# Directive:
Using the listing below, give again exactly the lines from the line with "Recreate this image" to the line with "(0,0) rectangle (570,358);", inclusive, without the pictures.

════

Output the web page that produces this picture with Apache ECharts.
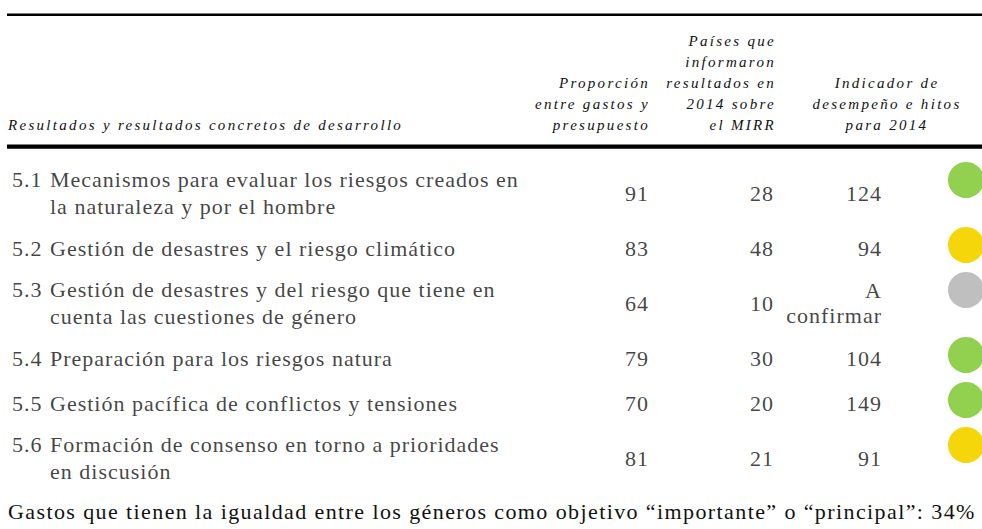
<!DOCTYPE html>
<html>
<head>
<meta charset="utf-8">
<script src="https://cdn.jsdelivr.net/npm/echarts@6/dist/echarts.min.js"></script>
<style>
  html, body { margin: 0; padding: 0; background: #ffffff; }
  #c { width: 982px; height: 529px; }
  #c svg text { letter-spacing: 1px; }
  #c svg text[style*="italic"] { letter-spacing: 2.3px; }
  #c svg text[transform="translate(8 511)"] { letter-spacing: 1.4px; }
</style>
</head>
<body>
<div id="c"></div>
<script>
// ---------- data ----------
const codes = ['5.1', '5.2', '5.3', '5.4', '5.5', '5.6'];
const rowTitles = [
  'Mecanismos para evaluar los riesgos creados en\nla naturaleza y por el hombre',
  'Gestión de desastres y el riesgo climático',
  'Gestión de desastres y del riesgo que tiene en\ncuenta las cuestiones de género',
  'Preparación para los riesgos natura',
  'Gestión pacífica de conflictos y tensiones',
  'Formación de consenso en torno a prioridades\nen discusión'
];
const proporcion = [91, 83, 64, 79, 70, 81];
const paises = [28, 48, 10, 30, 20, 21];
const indicador = ['124', '94', 'A\nconfirmar', '104', '149', '91'];
const estado = ['verde', 'amarillo', 'gris', 'verde', 'verde', 'amarillo'];
const headerLabels = [
  'Resultados y resultados concretos de desarrollo',
  'Proporción\nentre gastos y\npresupuesto',
  'Países que\ninformaron\nresultados en\n2014 sobre\nel MIRR',
  'Indicador de\ndesempeño e hitos\npara 2014'
];
const footerText = 'Gastos que tienen la igualdad entre los géneros como objetivo “importante” o “principal”: 34%';

// ---------- styles / layout ----------
const estadoColor = { verde: '#92D050', amarillo: '#F5D60A', gris: '#BFBFBF' };
const ink = '#111111';
const serif = 'Liberation Serif, serif';
const bodySize = 22;
const col = { label: 12, prop: 649, paises: 774, ind: 882, dot: 966 };

// row geometry derived from the number of text lines in each row
const lineCounts = rowTitles.map(t => t.split('\n').length);
const rowH = lineCounts.map(n => 45 + (n - 1) * 20);
const rowTop = [], rowMid = [];
let acc = 0;
rowH.forEach(h => { rowTop.push(acc); rowMid.push(acc + h / 2); acc += h; });
const totalH = acc;

const chart = echarts.init(document.getElementById('c'), null, { renderer: 'svg' });

function textSeries(name, x, values, opts) {
  return {
    name, type: 'scatter', symbolSize: 0, silent: true, animation: false,
    data: values.map((v, i) => ({ value: [x, rowMid[i]], txt: v })),
    label: Object.assign({
      show: true, position: 'left', distance: 0,
      formatter: p => String(p.data.txt),
      color: ink, fontFamily: serif, fontSize: bodySize, lineHeight: 25
    }, opts || {})
  };
}

const rowLabelData = rowTitles.map((t, i) => {
  const lines = t.split('\n');
  const txt = lines.map((l, k) => '{c|' + (k === 0 ? codes[i] : ' ') + '}{t|' + l + '}').join('\n');
  return { value: [col.label, rowMid[i]], txt };
});

const option = {
  animation: false,
  grid: { left: 0, width: 982, top: 160.5, height: totalH },
  xAxis: { type: 'value', min: 0, max: 982, show: false },
  yAxis: { type: 'value', min: 0, max: totalH, inverse: true, show: false },
  series: [
    {
      name: 'filas', type: 'scatter', symbolSize: 0, silent: true,
      data: rowLabelData,
      label: {
        show: true, position: 'right', distance: 0,
        formatter: p => p.data.txt,
        color: ink, fontFamily: serif, fontSize: bodySize, lineHeight: 27,
        rich: {
          c: { width: 38, color: ink, fontFamily: serif, fontSize: bodySize, lineHeight: 27 },
          t: { color: ink, fontFamily: serif, fontSize: bodySize, lineHeight: 27 }
        }
      }
    },
    textSeries('proporcion', col.prop, proporcion),
    textSeries('paises', col.paises, paises),
    textSeries('indicador', col.ind, indicador),
    {
      name: 'estado', type: 'scatter', symbol: 'circle', symbolSize: 36, silent: true,
      itemStyle: { opacity: 1 },
      data: estado.map((e, i) => ({
        value: [col.dot, rowTop[i] + 19.5],
        itemStyle: { color: estadoColor[e], opacity: 1 }
      }))
    }
  ],
  graphic: [
    { type: 'rect', shape: { x: 7, y: 13.5, width: 980, height: 2.6 }, style: { fill: '#000' } },
    { type: 'rect', shape: { x: 7, y: 144.5, width: 980, height: 4.2 }, style: { fill: '#000' } },
    { type: 'text', x: 8, y: 135, style: { text: headerLabels[0], align: 'left', verticalAlign: 'bottom', textAlign: 'left', textVerticalAlign: 'bottom', font: 'italic 15px ' + serif, lineHeight: 21, fill: ink } },
    { type: 'text', x: 650, y: 135, style: { text: headerLabels[1], align: 'right', verticalAlign: 'bottom', textAlign: 'right', textVerticalAlign: 'bottom', font: 'italic 15px ' + serif, lineHeight: 21, fill: ink } },
    { type: 'text', x: 776, y: 135, style: { text: headerLabels[2], align: 'right', verticalAlign: 'bottom', textAlign: 'right', textVerticalAlign: 'bottom', font: 'italic 15px ' + serif, lineHeight: 21, fill: ink } },
    { type: 'text', x: 887, y: 135, style: { text: headerLabels[3], align: 'center', verticalAlign: 'bottom', textAlign: 'center', textVerticalAlign: 'bottom', font: 'italic 15px ' + serif, lineHeight: 21, fill: ink } },
    { type: 'text', x: 8, y: 511, style: { text: footerText, align: 'left', verticalAlign: 'middle', textAlign: 'left', textVerticalAlign: 'middle', font: bodySize + 'px ' + serif, fill: ink } }
  ]
};
chart.setOption(option);
</script>
</body>
</html>
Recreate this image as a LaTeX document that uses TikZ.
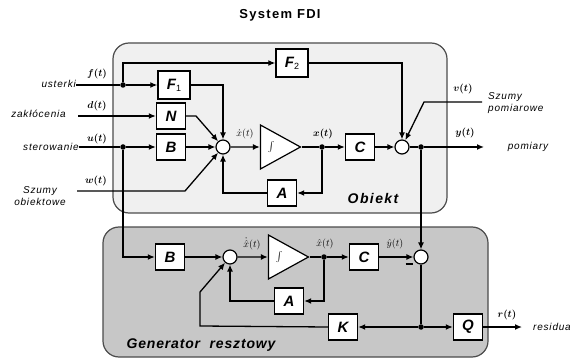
\documentclass[tikz,border=0pt]{standalone}
\usepackage{fontspec}
\setmainfont{Liberation Sans}
\newfontfamily\labfont[LetterSpace=8]{Liberation Sans}
\newfontfamily\ttlfont[LetterSpace=10]{Liberation Sans}
\newfontfamily\genfont[LetterSpace=6]{Liberation Sans}
\usepackage{bm}
\usetikzlibrary{arrows.meta,shapes.geometric}
\begin{document}
\begin{tikzpicture}[x=1pt,y=-1pt,
  blk/.style={draw, line width=1.4pt, fill=white, minimum width=29pt, minimum height=26pt, inner sep=0pt, font=\fontsize{15}{15}\selectfont\bfseries\itshape},
  bigblk/.style={blk, minimum width=32pt, minimum height=28pt},
  sumc/.style={circle, draw, line width=1.2pt, fill=white, minimum size=14pt, inner sep=0pt},
  dotn/.style={circle, fill=black, minimum size=5.5pt, inner sep=0pt},
  integ/.style={isosceles triangle, isosceles triangle stretches, draw, line width=1.2pt, fill=white, minimum width=44pt, minimum height=40pt, inner sep=0pt, font=\fontsize{11}{11}\selectfont},
  ln/.style={line width=1.3pt},
  arr/.style={ln, -{Latex[length=7pt,width=6pt]}},
  sig/.style={font=\fontsize{10}{10}\selectfont, inner sep=0pt},
  lab/.style={font=\fontsize{10}{12}\selectfont\labfont\itshape, inner sep=0pt},
  frame/.style={line width=1.2pt, draw=black!70, rounded corners=16pt},
]
\path[use as bounding box, fill=white] (0,0) rectangle (570,358);

% title
\node[font=\fontsize{13}{13}\selectfont\ttlfont\bfseries] (title) at (280,15) {System FDI};

% frames
\draw[frame, fill=black!6] (113,43) rectangle (447,213);
\draw[frame, fill=black!22] (103,227) rectangle (488,357);

% ---------- upper part (Obiekt)
\node[bigblk] (F1) at (174,85) {F\raisebox{-2pt}{\fontsize{9}{9}\selectfont\mdseries\upshape 1}};
\node[bigblk] (F2) at (292,63) {F\raisebox{-2pt}{\fontsize{9}{9}\selectfont\mdseries\upshape 2}};
\node[blk] (N) at (171,116) {N};
\node[blk] (B1) at (171,147) {B};
\node[sumc] (S1) at (223,147) {};
\node[integ, anchor=apex] (I1) at (302,147) {$\int$};
\node[dotn] (X1) at (322,147) {};
\node[blk] (C1) at (360,147) {C};
\node[sumc] (S2) at (402,147) {};
\node[dotn] (Y1) at (421,147) {};
\node[blk] (A1) at (282,193) {A};
\coordinate (yend) at (484,147);

\coordinate (fin) at (76,85);
\node[dotn] (Jf) at (123,85) {};
\coordinate (din) at (78,116);
\coordinate (uin) at (79,147);
\node[dotn] (Ju) at (123,147) {};
\coordinate (win) at (77,191);
\coordinate (wk) at (185,191);
\coordinate (vin) at (482,102);
\coordinate (vk) at (424,102);
\coordinate (nk) at (196,116);

\draw[ln] (fin) -- (Jf);
\draw[arr] (Jf) -- (F1);
\draw[arr] (Jf) |- (F2);
\draw[arr] (F1) -| (S1);
\draw[arr] (din) -- (N);
\draw[arr] (N.east) -- (nk) -- (S1);
\draw[ln] (uin) -- (Ju);
\draw[arr] (Ju) -- (B1);
\draw[arr] (B1) -- (S1);
\draw[arr] (win) -- (wk) -- (S1);
\draw[arr] (S1) -- (I1.west);
\draw[ln] (I1.apex) -- (X1);
\draw[arr] (X1) -- (C1);
\draw[arr] (C1) -- (S2);
\draw[arr] (X1) |- (A1);
\draw[arr] (A1) -| (S1);
\draw[arr] (F2) -| (S2);
\draw[arr] (vin) -- (vk) -- (S2);
\draw[ln] (S2) -- (Y1);
\draw[arr] (Y1) -- (yend);

% ---------- lower part (Generator)
\node[blk] (B2) at (170,257) {B};
\node[sumc] (S3) at (230,257) {};
\node[integ, anchor=apex] (I2) at (310,257) {$\int$};
\node[dotn] (X2) at (324,257) {};
\node[blk] (C2) at (364,257) {C};
\node[sumc] (S4) at (421,257) {};
\node[blk] (A2) at (289,301) {A};
\node[blk] (K) at (343,327) {K};
\node[blk] (Q) at (468,327) {Q};
\node[dotn] (J) at (421,327) {};
\coordinate (rend) at (522,327);
\coordinate (kk1) at (200,326);
\coordinate (kk2) at (200,292);

\draw[arr] (Ju) |- (B2);
\draw[arr] (Y1) -- (S4);
\draw[arr] (B2) -- (S3);
\draw[arr] (S3) -- (I2.west);
\draw[ln] (I2.apex) -- (X2);
\draw[arr] (X2) -- (C2);
\draw[arr] (C2) -- (S4);
\draw[arr] (X2) |- (A2);
\draw[arr] (A2) -| (S3);
\draw[ln] (S4) -- (J);
\draw[arr] (J) -- (Q);
\draw[arr] (J) -- (K);
\draw[arr] (Q) -- (rend);
\draw[arr] (K.west) -- (kk1) -- (kk2) -- (S3);
\node[font=\fontsize{12}{12}\selectfont\bfseries] (minus) at (409,264) {\rule{7pt}{1.4pt}};

% ---------- signal labels
\node[sig] (lf) at (97,74) {$\bm{f(t)}$};
\node[sig] (ld) at (97,106) {$\bm{d(t)}$};
\node[sig] (lu) at (97,139) {$\bm{u(t)}$};
\node[sig] (lw) at (96,181) {$\bm{w(t)}$};
\node[sig] (lv) at (463,89) {$\bm{v(t)}$};
\node[sig] (ly) at (465,133) {$\bm{y(t)}$};
\node[sig] (lr) at (507,315) {$\bm{r(t)}$};
\node[sig] (lxd) at (245,134) {$\dot{x}(t)$};
\node[sig] (lx) at (323,134) {$\bm{x(t)}$};
\node[sig] (lxhd) at (252,244) {$\dot{\hat{x}}(t)$};
\node[sig] (lxh) at (325,244) {$\hat{x}(t)$};
\node[sig] (lyh) at (395,244) {$\hat{y}(t)$};

% ---------- text labels
\node[lab, anchor=east] (tf) at (76,84) {usterki};
\node[lab, anchor=east] (td) at (66,114) {zakłócenia};
\node[lab, anchor=east] (tu) at (79,147) {sterowanie};
\node[lab, align=center] (tw) at (40,196) {Szumy\\obiektowe};
\node[lab, align=left, anchor=west] (tv) at (488,103) {Szumy\\pomiarowe};
\node[lab] (ty) at (528,147) {pomiary};
\node[lab, anchor=west] (tr) at (533,327) {residua};
\node[font=\fontsize{14}{14}\selectfont\ttlfont\bfseries\itshape] (tob) at (373,198) {Obiekt};
\node[font=\fontsize{14}{14}\selectfont\genfont\bfseries\itshape] (tgen) at (201,345) {Generator\ \ resztowy};
\end{tikzpicture}
\end{document}
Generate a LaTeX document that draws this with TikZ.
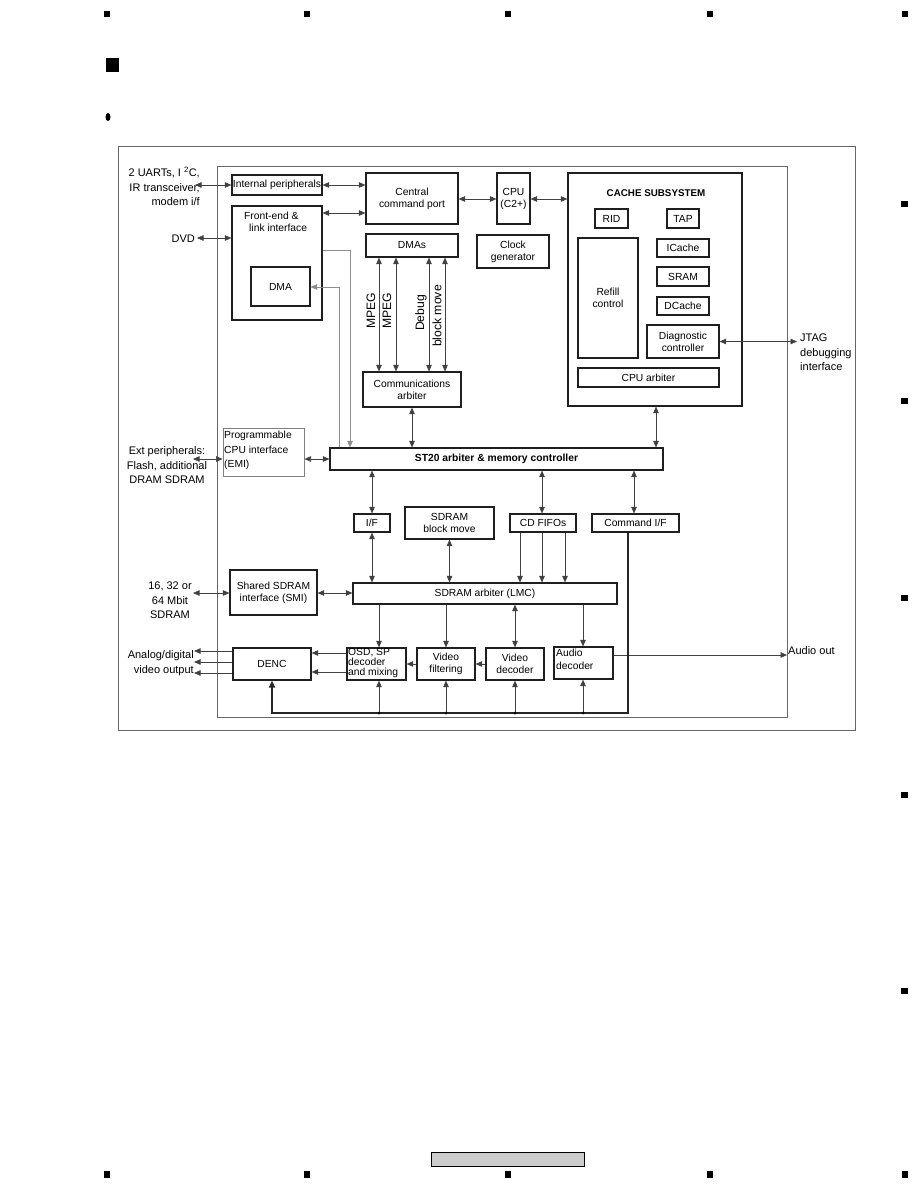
\documentclass[tikz,border=0pt]{standalone}
\usepackage{fontspec}
\setmainfont{Liberation Sans}
\usetikzlibrary{arrows.meta}
\newcommand\fs{\fontsize{10.3}{12}\selectfont}
\newcommand\fl{\fontsize{11}{14.5}\selectfont}
\newcommand\fr{\fontsize{12.2}{14}\selectfont}
\tikzset{
  bx/.style={draw=black!88, line width=1.2pt, inner sep=0pt, align=center, font=\fs},
  gbx/.style={bx, draw=black!50, line width=1pt},
  lab/.style={inner sep=0pt, font=\fl},
  mytip/.tip={Triangle[length=6.5pt,width=5.5pt]},
  ar/.style={-mytip, draw=black!75, line width=0.6pt},
  dar/.style={mytip-mytip, draw=black!75, line width=0.6pt},
  gar/.style={-mytip, draw=black!45, line width=0.6pt},
  bus/.style={draw=black!85, line width=1.6pt},
  pmark/.style={fill=black},
  jdot/.style={fill=black, circle, inner sep=0pt, minimum size=3pt}
}
% box from corner (x1,y1) to (x2,y2): [opts]{x1}{y1}{x2}{y2}{name}{text}
\newcommand\bxn[7][]{\node[bx,#1,minimum width={(#4-#2)*1pt},minimum height={(#5-#3)*1pt}] (#6) at ({(#2+#4)/2},{(#3+#5)/2}) {#7};}
\begin{document}
\begin{tikzpicture}[x=1pt,y=-1pt]
\useasboundingbox (0,0) rectangle (918,1188);
% page marks
\foreach \mx in {107,307,508,710,905}{
  \fill[pmark] (\mx-3,11) rectangle (\mx+3,17);
  \fill[pmark] (\mx-3,1171) rectangle (\mx+3,1178);}
\foreach \my in {204,401,598,795,991}{
  \fill[pmark] (901,\my-3) rectangle (908,\my+3);}
\fill[pmark] (106,58) rectangle (119,72);
\fill[pmark] (108,117) ellipse [x radius=2.5, y radius=4];
\draw[fill=black!20, line width=0.8pt] (431,1152) rectangle (584,1166);

% frames
\draw[draw=black!60, line width=0.8pt] (118,146) rectangle (855,730);
\draw[draw=black!60, line width=0.9pt] (217,166) rectangle (787,717);

% boxes
\bxn{232}{175}{322}{195}{ip}{Internal peripherals}
\bxn{232}{206}{322}{320}{fe}{}
\node[inner sep=0pt, font=\fs, align=left, anchor=north west] (fetxt) at (244,212) {Front-end \&\\\hspace{5pt}link interface};
\bxn{251}{267}{310}{306}{dma}{DMA}
\bxn{366}{173}{458}{224}{ccp}{Central\\command port}
\bxn{497}{173}{530}{224}{cpu}{CPU\\(C2+)}
\bxn{366}{234}{458}{257}{dmas}{DMAs}
\bxn{477}{235}{549}{268}{clk}{Clock\\generator}
\bxn{363}{372}{461}{407}{comm}{Communications\\arbiter}
\bxn{568}{173}{742}{406}{cache}{}
\node[inner sep=0pt, font=\fontsize{9.8}{12}\selectfont\bfseries] (ctitle) at (656,193) {CACHE SUBSYSTEM};
\bxn{595}{209}{628}{228}{rid}{RID}
\bxn{667}{209}{699}{228}{tap}{TAP}
\bxn{578}{238}{638}{358}{refill}{Refill\\control}
\bxn{657}{239}{709}{257}{icache}{ICache}
\bxn{657}{267}{709}{286}{sram}{SRAM}
\bxn{657}{297}{709}{315}{dcache}{DCache}
\bxn{647}{325}{719}{358}{diag}{Diagnostic\\controller}
\bxn{578}{368}{719}{387}{cpuarb}{CPU arbiter}
\bxn[gbx]{223}{428}{304}{476}{emi}{}
\node[inner sep=0pt, font=\fontsize{10.3}{14.5}\selectfont, align=left, anchor=north west] (emitxt) at (224,431) {Programmable\\CPU interface\\(EMI)};
\bxn[font=\fs\bfseries]{330}{448}{663}{470}{st20}{ST20 arbiter \& memory controller}
\bxn{354}{514}{390}{532}{iff}{I/F}
\bxn{405}{507}{494}{539}{sbm}{SDRAM\\block move}
\bxn{510}{514}{576}{532}{cdf}{CD FIFOs}
\bxn{592}{514}{679}{532}{cmdif}{Command I/F}
\bxn{230}{570}{317}{615}{smi}{Shared SDRAM\\interface (SMI)}
\bxn{353}{583}{617}{604}{lmc}{SDRAM arbiter (LMC)}
\bxn{233}{648}{311}{680}{denc}{DENC}
\bxn{347}{648}{406}{680}{osd}{}
\node[inner sep=0pt, font=\fontsize{10.3}{10}\selectfont, align=left, anchor=north west] (osdtxt) at (348,648) {OSD, SP\\decoder\\and mixing};
\bxn{417}{648}{475}{680}{vf}{Video\\filtering}
\bxn{486}{648}{544}{680}{vd}{Video\\decoder}
\bxn{554}{647}{613}{679}{ad}{}
\node[inner sep=0pt, font=\fontsize{10.3}{13}\selectfont, align=left, anchor=north west] (adtxt) at (556,648.5) {Audio\\decoder};

% outside labels
\node[lab, align=right, anchor=north east] (uarts) at (200,167) {2 UARTs, I \textsuperscript{2}C,\\IR transceiver,\\modem i/f};
\node[lab, anchor=east] (dvd) at (195,238.5) {DVD};
\node[lab, align=center] (ext) at (167,465.5) {Ext peripherals:\\Flash, additional\\DRAM SDRAM};
\node[lab, align=center] (sdr) at (170,600.5) {16, 32 or\\64 Mbit\\SDRAM};
\node[lab, align=right, anchor=east] (anv) at (194,663) {Analog/digital\\video output};
\node[lab, align=left, anchor=north west] (jtagtxt) at (800,334) {JTAG\\debugging\\interface};
\node[lab, anchor=west] (aouttxt) at (788,651) {Audio out};

% rotated labels
\node[inner sep=0pt, font=\fr, rotate=90] (m1) at (371,311) {MPEG};
\node[inner sep=0pt, font=\fr, rotate=90] (m2) at (387,311) {MPEG};
\node[inner sep=0pt, font=\fr, rotate=90] (dbg) at (421,313) {Debug};
\node[inner sep=0pt, font=\fr, rotate=90] (bmv) at (437,316) {block move};

% coordinates for free ends
\coordinate (uartE) at (195,185);
\coordinate (dvdE) at (197,238);
\coordinate (extE) at (193,459);
\coordinate (sdrE) at (193,593);
\coordinate (jtagE) at (797,341.5);
\coordinate (aoutE) at (787,655);
\coordinate (fek) at (350,250);
\coordinate (dmk) at (339,287);
\coordinate (bR) at (628,713);
\coordinate (bL) at (272,713);
\coordinate (b1) at (379,713);
\coordinate (b2) at (446,713);
\coordinate (b3) at (515,713);
\coordinate (b4) at (583,713);

% connectors top
\draw[dar] (uartE) -- (ip.west);
\draw[dar] (ip.east) -- (ccp.west |- ip.east);
\draw[dar] (fe.east |- 0,213) -- (ccp.west |- 0,213);
\draw[dar] (dvdE) -- (fe.west |- dvdE);
\draw[dar] (ccp.east |- 0,199) -- (cpu.west |- 0,199);
\draw[dar] (cpu.east |- 0,199) -- (cache.west |- 0,199);
\foreach \cx in {379,396,429,445}{
  \draw[dar] (dmas.south -| \cx,0) -- (comm.north -| \cx,0);}
\draw[dar] (comm.south -| 412,0) -- (st20.north -| 412,0);
\draw[dar] (cache.south -| 656,0) -- (st20.north -| 656,0);
\draw[dar] (diag.east) -- (jtagE);
\draw[gar] (fe.east |- fek) -- (fek) -- (st20.north -| fek);
\draw[gar] (st20.north -| dmk) -- (dmk) -- (dma.east |- dmk);

% EMI
\draw[dar] (extE) -- (emi.west |- extE);
\draw[dar] (emi.east |- 0,459) -- (st20.west |- 0,459);

% ST20 down
\draw[dar] (st20.south -| iff.north) -- (iff.north);
\draw[dar] (st20.south -| 542,0) -- (cdf.north -| 542,0);
\draw[dar] (st20.south -| 634,0) -- (cmdif.north -| 634,0);
\draw[dar] (iff.south) -- (lmc.north -| iff.south);
\draw[dar] (sbm.south) -- (lmc.north -| sbm.south);
\foreach \cx in {520,542,565}{
  \draw[ar] (cdf.south -| \cx,0) -- (lmc.north -| \cx,0);}
\draw[dar] (smi.east |- 0,593) -- (lmc.west |- 0,593);
\draw[dar] (sdrE) -- (smi.west |- sdrE);

% LMC down
\draw[ar] (lmc.south -| 379,0) -- (osd.north -| 379,0);
\draw[ar] (lmc.south -| 446,0) -- (vf.north -| 446,0);
\draw[dar] (lmc.south -| 515,0) -- (vd.north -| 515,0);
\draw[ar] (lmc.south -| 583,0) -- (ad.north -| 583,0);

% bottom row
\draw[ar] (vd.west |- 0,664) -- (vf.east |- 0,664);
\draw[ar] (vf.west |- 0,664) -- (osd.east |- 0,664);
\draw[ar] (osd.west |- 0,653) -- (denc.east |- 0,653);
\draw[ar] (osd.west |- 0,672) -- (denc.east |- 0,672);
\foreach \cy in {651,662,673}{
  \draw[ar] (denc.west |- 0,\cy) -- (194,\cy);}
\draw[ar] (ad.east |- aoutE) -- (aoutE);

% bus
\draw[bus, -{Triangle[length=7pt,width=6pt]}] (cmdif.south -| bR) -- (bR) -- (bL) -- (denc.south -| bL);
\draw[ar] (b1) -- (osd.south -| b1);
\draw[ar] (b2) -- (vf.south -| b2);
\draw[ar] (b3) -- (vd.south -| b3);
\draw[ar] (b4) -- (ad.south -| b4);
\foreach \b in {b1,b2,b3,b4}{ \node[jdot] at (\b) {}; }
\end{tikzpicture}
\end{document}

════

# Exercise result:
Recreate this image as a LaTeX document that uses TikZ.
\documentclass[tikz,border=0pt]{standalone}
\usepackage{fontspec}
\setmainfont{Liberation Sans}
\newfontfamily\labfont[LetterSpace=8]{Liberation Sans}
\newfontfamily\ttlfont[LetterSpace=10]{Liberation Sans}
\newfontfamily\genfont[LetterSpace=6]{Liberation Sans}
\usepackage{bm}
\usetikzlibrary{arrows.meta,shapes.geometric}
\begin{document}
\begin{tikzpicture}[x=1pt,y=-1pt,
  blk/.style={draw, line width=1.4pt, fill=white, minimum width=29pt, minimum height=26pt, inner sep=0pt, font=\fontsize{15}{15}\selectfont\bfseries\itshape},
  bigblk/.style={blk, minimum width=32pt, minimum height=28pt},
  sumc/.style={circle, draw, line width=1.2pt, fill=white, minimum size=14pt, inner sep=0pt},
  dotn/.style={circle, fill=black, minimum size=5.5pt, inner sep=0pt},
  integ/.style={isosceles triangle, isosceles triangle stretches, draw, line width=1.2pt, fill=white, minimum width=44pt, minimum height=40pt, inner sep=0pt, font=\fontsize{11}{11}\selectfont},
  ln/.style={line width=1.3pt},
  arr/.style={ln, -{Latex[length=7pt,width=6pt]}},
  sig/.style={font=\fontsize{10}{10}\selectfont, inner sep=0pt},
  lab/.style={font=\fontsize{10}{12}\selectfont\labfont\itshape, inner sep=0pt},
  frame/.style={line width=1.2pt, draw=black!70, rounded corners=16pt},
]
\path[use as bounding box, fill=white] (0,0) rectangle (570,358);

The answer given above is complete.